In fact, if I were a teacher, which I am, but, you know what I mean, if I were teaching nowadays, it would be a learning and a education model I would feel very comfortable with embracing; I wouldn’t neglect it, why should I? Why should I want to keep having the control over the education of those learners who already seem to have the motivation, the determination and an unprecedented willingness to think for themselves and collaborate amongst peers, to eventually get the job done with the tools they already have at their disposal: i.e. find and apply a fix for that problem!
Yes, why should I still have the control?

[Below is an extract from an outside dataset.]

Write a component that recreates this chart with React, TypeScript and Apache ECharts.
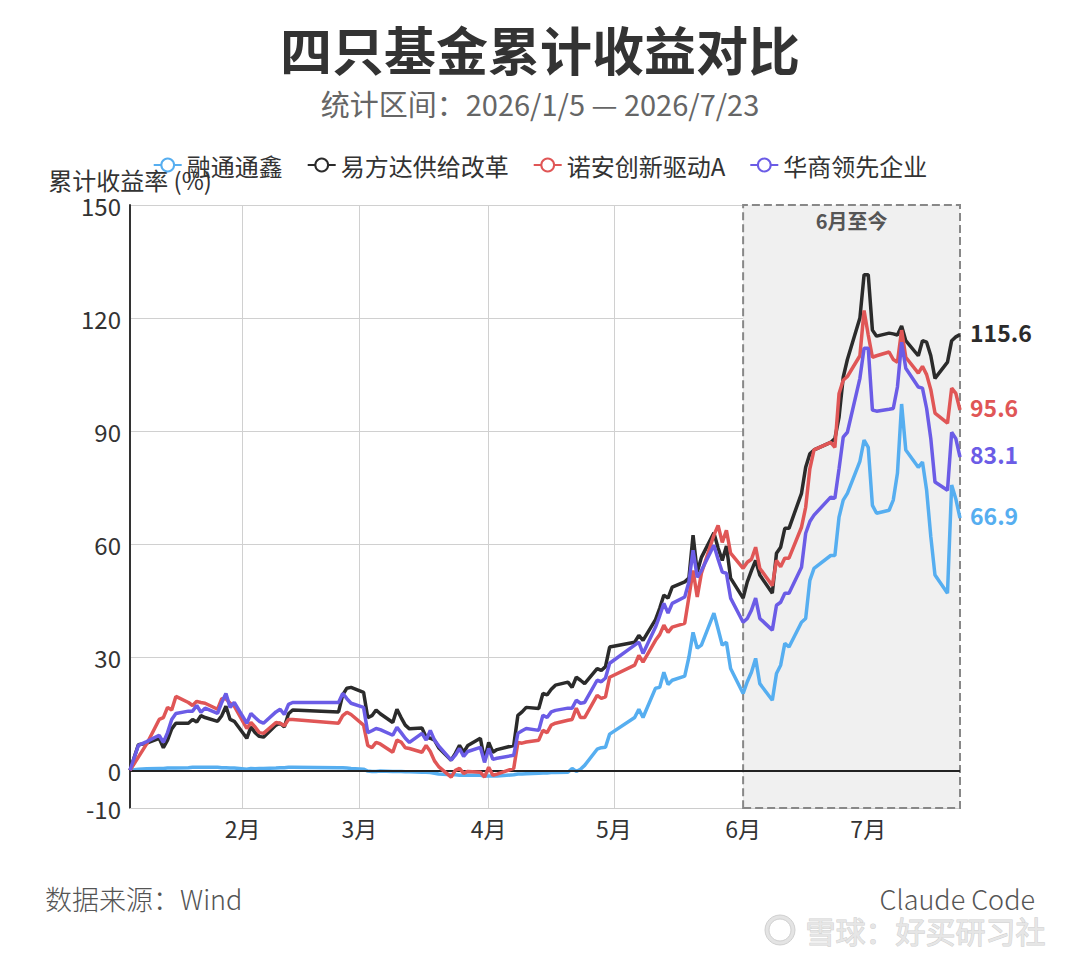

I mean, Sugata puts it quite nicely with one of my favourite quotes from the entire talk: “If children have got interest, then education happens“, which I think reflects, quite nicely, on one of the main activities I would propose to do every single day of the school year: watch a TED Talk of their choice!
Now, would you think they (And I am not referring to the learners, by the way) would allow me to do that? If so, and I surely hope so!, I would start with this one:
The Child-driven Education by Sugata Mitra
Now, can you imagine what it would be like having all of this applied successfully in a business environment? Yes, I surely can! We just need to make it happen. Today! We have got the technology, we have got that critical thinking, those problem solving skills, as well as that innate collaborative spirit. So what’s stopping us from making that jump? I will tell you; it’s just one single key word and probably one with a rather easy solution, too! … Ourselves!